Updated: Jul 17, 2019
This week the south end of Trench 23 began to be exposed. The first few days had the BERTs and Neil as well as Joe, supervising that area. Mattocking and hoeing the exposed areas quickly found archaeology a few centimetres below the surface.
The focus quickly switched to troweling and brushing as more of the large (2.5m by 1.5m) daub structure was exposed; while this was happening the BERTs cleaned and drew sections and did photography of the top end of the trench.
As the end of the week rolled round, more theories were put forward for the function of the structure, including grain storage or other structures for the malting complex - as of today (the 13th) it currently stands that it's still a kiln.
The other interesting development was the detection in section of a 1/2 centimetre thick burning layer 2-3 inches below the kiln which will warrant investigation later in the season.

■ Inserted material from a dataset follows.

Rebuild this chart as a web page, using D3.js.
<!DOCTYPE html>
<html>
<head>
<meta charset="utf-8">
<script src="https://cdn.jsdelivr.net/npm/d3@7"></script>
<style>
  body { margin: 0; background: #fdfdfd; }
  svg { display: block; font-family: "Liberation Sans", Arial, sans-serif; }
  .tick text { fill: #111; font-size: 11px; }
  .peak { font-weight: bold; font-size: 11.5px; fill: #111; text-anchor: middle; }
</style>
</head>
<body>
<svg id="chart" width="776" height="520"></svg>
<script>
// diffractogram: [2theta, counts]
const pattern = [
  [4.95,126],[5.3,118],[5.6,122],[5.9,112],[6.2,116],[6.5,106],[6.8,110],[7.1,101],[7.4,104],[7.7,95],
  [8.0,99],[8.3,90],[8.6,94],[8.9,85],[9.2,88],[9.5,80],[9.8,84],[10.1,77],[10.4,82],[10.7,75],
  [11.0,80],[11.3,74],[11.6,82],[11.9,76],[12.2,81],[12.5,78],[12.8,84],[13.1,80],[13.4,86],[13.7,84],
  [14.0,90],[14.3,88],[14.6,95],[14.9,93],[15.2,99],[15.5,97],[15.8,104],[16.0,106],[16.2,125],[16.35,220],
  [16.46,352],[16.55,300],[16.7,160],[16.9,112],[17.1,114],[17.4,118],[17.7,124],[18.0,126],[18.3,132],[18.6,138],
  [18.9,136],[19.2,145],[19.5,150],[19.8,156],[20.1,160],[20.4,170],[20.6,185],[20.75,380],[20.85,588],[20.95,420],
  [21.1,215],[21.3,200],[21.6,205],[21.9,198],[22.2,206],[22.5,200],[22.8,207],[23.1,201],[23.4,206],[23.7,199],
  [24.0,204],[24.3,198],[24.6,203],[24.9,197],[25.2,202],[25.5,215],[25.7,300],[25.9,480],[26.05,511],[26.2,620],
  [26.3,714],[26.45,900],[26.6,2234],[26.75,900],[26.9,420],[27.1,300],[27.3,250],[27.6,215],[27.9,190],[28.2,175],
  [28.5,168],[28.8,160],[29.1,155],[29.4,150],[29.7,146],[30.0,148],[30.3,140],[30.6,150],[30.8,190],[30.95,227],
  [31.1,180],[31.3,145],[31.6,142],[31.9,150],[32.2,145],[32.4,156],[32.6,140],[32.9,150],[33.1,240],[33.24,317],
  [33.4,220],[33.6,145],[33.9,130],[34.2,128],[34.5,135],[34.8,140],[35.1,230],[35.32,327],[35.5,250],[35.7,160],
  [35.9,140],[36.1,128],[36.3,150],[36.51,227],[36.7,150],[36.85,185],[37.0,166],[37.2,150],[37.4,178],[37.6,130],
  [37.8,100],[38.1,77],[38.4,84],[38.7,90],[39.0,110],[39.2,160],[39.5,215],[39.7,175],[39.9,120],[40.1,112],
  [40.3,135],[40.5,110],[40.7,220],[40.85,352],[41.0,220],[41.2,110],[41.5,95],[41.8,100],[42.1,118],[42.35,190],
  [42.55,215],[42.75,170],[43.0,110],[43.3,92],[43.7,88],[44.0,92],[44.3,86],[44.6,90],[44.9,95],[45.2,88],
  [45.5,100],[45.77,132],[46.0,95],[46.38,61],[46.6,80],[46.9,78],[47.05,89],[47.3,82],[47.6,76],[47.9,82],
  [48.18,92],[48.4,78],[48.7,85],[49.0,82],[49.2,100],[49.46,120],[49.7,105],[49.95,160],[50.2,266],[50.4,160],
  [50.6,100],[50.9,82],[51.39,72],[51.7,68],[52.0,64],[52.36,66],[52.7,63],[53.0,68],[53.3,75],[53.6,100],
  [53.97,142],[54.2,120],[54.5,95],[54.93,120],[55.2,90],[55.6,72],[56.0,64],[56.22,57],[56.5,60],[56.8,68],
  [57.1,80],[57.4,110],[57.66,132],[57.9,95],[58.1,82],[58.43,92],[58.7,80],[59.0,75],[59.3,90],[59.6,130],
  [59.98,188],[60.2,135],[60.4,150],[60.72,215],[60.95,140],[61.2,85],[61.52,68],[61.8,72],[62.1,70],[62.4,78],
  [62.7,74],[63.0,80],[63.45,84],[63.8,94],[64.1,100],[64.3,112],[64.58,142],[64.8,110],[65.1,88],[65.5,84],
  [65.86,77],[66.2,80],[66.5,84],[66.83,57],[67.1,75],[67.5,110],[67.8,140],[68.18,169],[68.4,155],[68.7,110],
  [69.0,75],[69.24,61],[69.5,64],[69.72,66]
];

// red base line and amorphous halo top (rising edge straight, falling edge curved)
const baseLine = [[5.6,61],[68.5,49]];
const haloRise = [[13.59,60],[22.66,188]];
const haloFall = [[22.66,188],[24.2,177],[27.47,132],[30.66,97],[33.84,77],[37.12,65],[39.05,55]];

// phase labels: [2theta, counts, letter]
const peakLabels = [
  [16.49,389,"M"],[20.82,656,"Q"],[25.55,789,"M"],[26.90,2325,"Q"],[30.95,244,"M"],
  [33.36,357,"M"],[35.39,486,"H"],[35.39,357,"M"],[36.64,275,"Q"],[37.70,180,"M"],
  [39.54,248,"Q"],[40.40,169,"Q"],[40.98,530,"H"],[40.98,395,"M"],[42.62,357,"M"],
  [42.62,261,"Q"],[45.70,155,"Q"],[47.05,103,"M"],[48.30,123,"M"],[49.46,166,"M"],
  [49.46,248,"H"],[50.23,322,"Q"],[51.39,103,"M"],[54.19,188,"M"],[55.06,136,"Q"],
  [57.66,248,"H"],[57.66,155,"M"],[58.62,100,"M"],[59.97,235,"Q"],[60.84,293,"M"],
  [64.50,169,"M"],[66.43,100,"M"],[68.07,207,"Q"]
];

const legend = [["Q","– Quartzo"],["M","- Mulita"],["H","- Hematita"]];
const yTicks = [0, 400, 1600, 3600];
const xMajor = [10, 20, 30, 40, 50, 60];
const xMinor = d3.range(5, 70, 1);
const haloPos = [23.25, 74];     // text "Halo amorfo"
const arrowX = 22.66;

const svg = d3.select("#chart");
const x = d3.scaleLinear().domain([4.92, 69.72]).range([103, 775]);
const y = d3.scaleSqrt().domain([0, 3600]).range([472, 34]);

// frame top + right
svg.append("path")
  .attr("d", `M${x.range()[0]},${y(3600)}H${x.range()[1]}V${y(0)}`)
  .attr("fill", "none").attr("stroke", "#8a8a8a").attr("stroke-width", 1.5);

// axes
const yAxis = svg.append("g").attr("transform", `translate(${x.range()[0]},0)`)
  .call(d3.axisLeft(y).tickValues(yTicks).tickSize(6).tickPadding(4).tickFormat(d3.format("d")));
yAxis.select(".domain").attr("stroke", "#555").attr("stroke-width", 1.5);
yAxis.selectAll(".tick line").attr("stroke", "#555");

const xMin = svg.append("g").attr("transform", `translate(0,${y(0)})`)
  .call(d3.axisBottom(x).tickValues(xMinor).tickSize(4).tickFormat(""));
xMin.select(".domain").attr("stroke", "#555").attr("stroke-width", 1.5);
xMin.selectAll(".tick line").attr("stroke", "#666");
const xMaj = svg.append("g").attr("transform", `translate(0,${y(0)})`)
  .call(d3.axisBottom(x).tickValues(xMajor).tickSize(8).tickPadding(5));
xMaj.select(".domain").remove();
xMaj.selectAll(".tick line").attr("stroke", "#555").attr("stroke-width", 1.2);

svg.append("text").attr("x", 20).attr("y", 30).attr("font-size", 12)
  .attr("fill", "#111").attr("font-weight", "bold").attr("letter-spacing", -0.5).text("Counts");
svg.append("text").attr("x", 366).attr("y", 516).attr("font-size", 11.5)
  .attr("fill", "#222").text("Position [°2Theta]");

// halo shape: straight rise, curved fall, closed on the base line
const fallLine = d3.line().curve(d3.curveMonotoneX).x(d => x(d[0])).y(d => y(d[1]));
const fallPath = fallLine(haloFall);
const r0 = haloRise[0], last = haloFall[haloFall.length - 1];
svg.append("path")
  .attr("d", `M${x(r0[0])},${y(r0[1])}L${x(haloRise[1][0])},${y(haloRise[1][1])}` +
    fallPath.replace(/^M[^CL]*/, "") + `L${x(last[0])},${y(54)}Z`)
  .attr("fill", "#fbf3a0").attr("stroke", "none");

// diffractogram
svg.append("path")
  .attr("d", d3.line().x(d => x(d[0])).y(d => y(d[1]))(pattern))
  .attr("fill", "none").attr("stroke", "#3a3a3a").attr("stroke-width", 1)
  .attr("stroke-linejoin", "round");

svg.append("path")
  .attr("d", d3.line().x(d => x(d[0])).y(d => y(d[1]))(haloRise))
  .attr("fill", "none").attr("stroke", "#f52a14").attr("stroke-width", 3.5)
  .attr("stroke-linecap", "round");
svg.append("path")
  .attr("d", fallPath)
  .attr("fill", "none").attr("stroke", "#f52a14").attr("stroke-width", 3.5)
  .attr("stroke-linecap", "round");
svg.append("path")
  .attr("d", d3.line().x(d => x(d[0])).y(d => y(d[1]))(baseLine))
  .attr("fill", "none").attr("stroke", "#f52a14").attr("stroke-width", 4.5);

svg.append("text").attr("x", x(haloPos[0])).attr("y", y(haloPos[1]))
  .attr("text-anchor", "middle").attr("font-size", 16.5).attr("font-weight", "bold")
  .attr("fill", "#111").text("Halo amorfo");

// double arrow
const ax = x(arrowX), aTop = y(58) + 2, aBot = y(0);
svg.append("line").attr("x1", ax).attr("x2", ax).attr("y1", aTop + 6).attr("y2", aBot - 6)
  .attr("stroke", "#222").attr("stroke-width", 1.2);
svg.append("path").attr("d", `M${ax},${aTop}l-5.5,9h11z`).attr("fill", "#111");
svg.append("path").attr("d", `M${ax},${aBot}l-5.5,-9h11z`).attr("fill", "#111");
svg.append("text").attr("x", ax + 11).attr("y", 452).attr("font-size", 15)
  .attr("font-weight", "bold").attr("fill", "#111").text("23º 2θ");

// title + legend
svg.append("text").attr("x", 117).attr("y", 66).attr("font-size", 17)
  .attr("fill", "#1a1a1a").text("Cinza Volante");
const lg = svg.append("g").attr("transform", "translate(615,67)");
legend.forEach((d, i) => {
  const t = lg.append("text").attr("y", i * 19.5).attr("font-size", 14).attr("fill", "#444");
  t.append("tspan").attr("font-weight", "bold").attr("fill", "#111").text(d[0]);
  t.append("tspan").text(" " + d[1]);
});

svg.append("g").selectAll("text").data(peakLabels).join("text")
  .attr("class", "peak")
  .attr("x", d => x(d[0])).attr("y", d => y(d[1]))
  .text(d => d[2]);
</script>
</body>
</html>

Elsewhere on Trench 23, the detailed sampling on Malthouse 3 began, taking up to 20 L of soil from 1 m squares from a grid laid out over the what is currently a daub rubble layer. So far, over 400 L has been sampled - more than the entirety of last season - with the majority already floated and slowly drying all over the camp site. With the project now in full swing, and with courses starting next week, indoor space is becoming a valuable commodity.

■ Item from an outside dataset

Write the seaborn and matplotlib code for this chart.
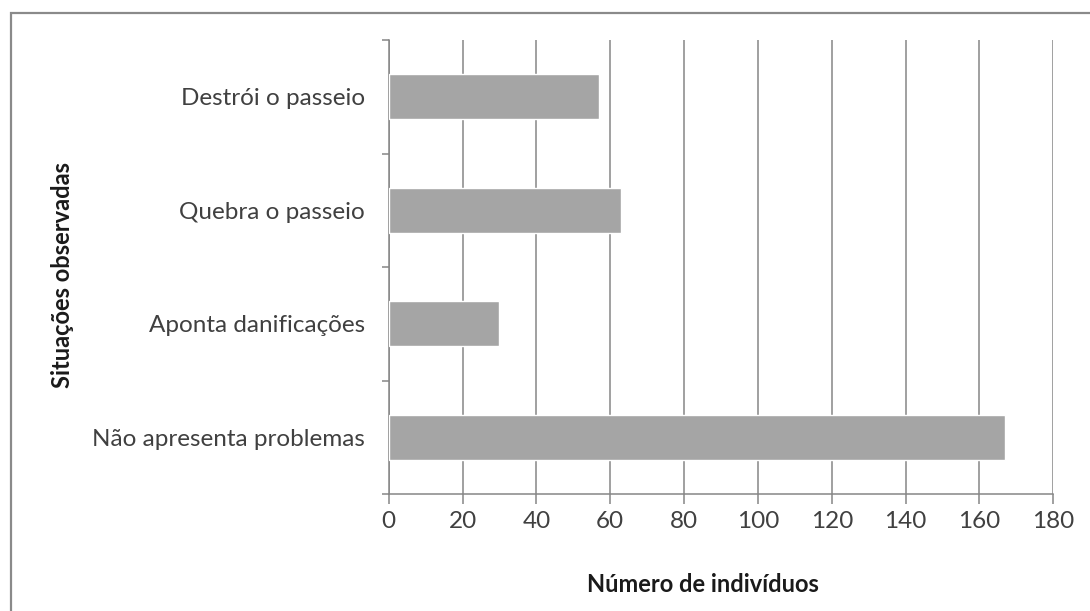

Over on Trench 25, a large quantity of Thetford ware has been found, probably dating this activity to before the Viking invasion, acting as the fill of a series of postholes close to each other. One of these pots appears to have been extremely large, and acted as a container for mussels. It would appear that the posts were related to the water management feature, possibly acting as a wharf to a navigational canal. This was most probably used for transporting goods up and down the valley, as the river Heacham appears to have been made unnavigable by the creation of reed dams and mills, and so the canal is likely connected to the malting process occurring in Trench 23. As such, it is clear that a large scale of activity may be present at Anglo-Saxon Sedgeford, with the processed malt possibly transported down the valley on flat-bottomed boats, and seafood taken on the return journey.

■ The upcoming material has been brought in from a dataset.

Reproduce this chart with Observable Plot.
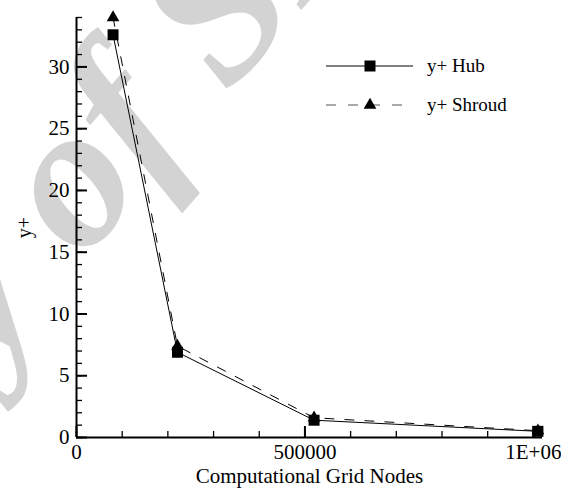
<!DOCTYPE html>
<html>
<head>
<meta charset="utf-8">
<script src="https://cdn.jsdelivr.net/npm/d3@7"></script>
<script src="https://cdn.jsdelivr.net/npm/@observablehq/plot@0.6"></script>
<style>
  html, body { margin: 0; padding: 0; background: #fff; }
  #wrap { position: relative; width: 561px; height: 488px; overflow: hidden; }
  #wrap > svg { position: absolute; left: 0; top: 0; }
</style>
</head>
<body>
<div id="wrap"></div>
<script>
// Grid-convergence study: y+ at hub and shroud versus mesh size
const gridNodes   = [80000, 221000, 520000, 1010000];
const yPlusHub    = [32.6, 6.9, 1.4, 0.5];
const yPlusShroud = [34.0, 7.4, 1.6, 0.55];

const seriesNames = ["y+ Hub", "y+ Shroud"];
const xMajorTicks = [0, 500000, 1000000];
const xTickLabels = ["0", "500000", "1E+06"];
const xMinorTicks = d3.range(0, 1000001, 100000);
const yMajorTicks = [0, 5, 10, 15, 20, 25, 30];
const yMinorTicks = d3.range(0, 35, 1);

const hub = gridNodes.map((x, i) => ({x, y: yPlusHub[i]}));
const shroud = gridNodes.map((x, i) => ({x, y: yPlusShroud[i]}));

const serif = "\"Liberation Serif\", serif";
const W = 561, H = 488;
const wrap = document.getElementById("wrap");

// faint background stamp
const stamp = d3.create("svg").attr("width", W).attr("height", H);
const g = stamp.append("g").attr("transform", "translate(82,262) rotate(-49)")
  .style("font-family", serif).style("font-style", "italic").style("font-weight", "bold")
  .attr("font-size", 205).attr("fill", "#d3d3d3");
g.append("text").attr("x", -50).attr("text-anchor", "end").text("Copy");
g.append("text").attr("x", 0).text("of SBS");
wrap.appendChild(stamp.node());

const chart = Plot.plot({
  width: W,
  height: H,
  marginLeft: 76,
  marginRight: 19,
  marginTop: 17,
  marginBottom: 51,
  style: {background: "none", fontFamily: serif, color: "black"},
  x: {domain: [0, 1020000]},
  y: {domain: [0, 34]},
  marks: [
    Plot.axisY({ticks: yMinorTicks, tickSize: -6, tickFormat: () => "", strokeWidth: 1.3, label: null}),
    Plot.axisY({ticks: yMajorTicks, tickSize: -11, tickPadding: 18, strokeWidth: 2, fontSize: 21, label: null}),
    Plot.axisX({ticks: xMinorTicks, tickSize: -6, tickFormat: () => "", strokeWidth: 1.3, label: null}),
    Plot.axisX({ticks: xMajorTicks, tickSize: -11, tickPadding: 18, strokeWidth: 2, fontSize: 21, label: null,
      tickFormat: (d) => xTickLabels[xMajorTicks.indexOf(d)]}),
    Plot.ruleX([0], {stroke: "black", strokeWidth: 2}),
    Plot.ruleY([0], {stroke: "black", strokeWidth: 2}),
    Plot.line(shroud, {x: "x", y: "y", stroke: "black", strokeWidth: 1, strokeDasharray: "9,11"}),
    Plot.line(hub, {x: "x", y: "y", stroke: "black", strokeWidth: 1}),
    Plot.dot(shroud, {x: "x", y: "y", symbol: "triangle", r: 4.7, fill: "black", stroke: "none"}),
    Plot.dot(hub, {x: "x", y: "y", symbol: "square", r: 6.2, fill: "black", stroke: "none"}),
    Plot.text(["y+"], {frameAnchor: "left", textAnchor: "middle", lineAnchor: "middle", rotate: -90, dx: -52, fontSize: 20, fill: "black"}),
    Plot.text(["Computational Grid Nodes"], {frameAnchor: "bottom", textAnchor: "middle", lineAnchor: "middle", dy: 39, fontSize: 21, fill: "black"})
  ]
});
wrap.appendChild(chart);

// legend box in the upper right
const leg = d3.create("svg").attr("width", W).attr("height", H).style("font-family", serif);
const rows = [
  {name: seriesNames[0], y: 66, dash: null, sym: d3.symbolSquare, size: 121, x2: 413},
  {name: seriesNames[1], y: 105, dash: "10,12", sym: d3.symbolTriangle, size: 70, x2: 402}
];
for (const r of rows) {
  leg.append("line").attr("x1", 326).attr("x2", r.x2).attr("y1", r.y).attr("y2", r.y)
    .attr("stroke", r.dash ? "#555" : "black").attr("stroke-width", 1)
    .attr("stroke-dasharray", r.dash);
  leg.append("path").attr("transform", `translate(370,${r.y})`)
    .attr("d", d3.symbol(r.sym, r.size)()).attr("fill", "black");
  leg.append("text").attr("x", 427).attr("y", r.y).attr("dy", "0.32em")
    .attr("font-size", 19).attr("fill", "black").text(r.name);
}
wrap.appendChild(leg.node());
</script>
</body>
</html>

Our landscape team have also begun excavations. After a week spent augering in the Reeddam to trace the path of the canal, they have now begun a test pit in the woods. As can be expected, the appearance of roots has naturally slowed their process, but a large quantity of coal has already been found, probably dropped from a 19th-century cart.
Friday night saw Boneyard Field host Steve Tyrell, entertaining us with his acoustic covers of a wide range of songs, including his own. Steve will be returning on the 2nd of August, and we look forward to having another evening of live music.
We also have the Festival of Archaeology next Sunday, on the 21st. Preparations are already well underway, with costumes being made for everyone from the prize Anglo-Saxon Teddy Bear to a Roman soldier. Shields are also being painted this coming week, instead of our usual Thursday night discussion, ready for a mock battle between children on the day.
Talk this week
The talk this week was on the various parts of the site, how they fitted together as a collective, and the impact of this site on the people and area around and the scale of the operation that was taking place on the site. Many thanks to Neil and John for their interesting talk and overview of area in and around Sedgeford in the 8th century.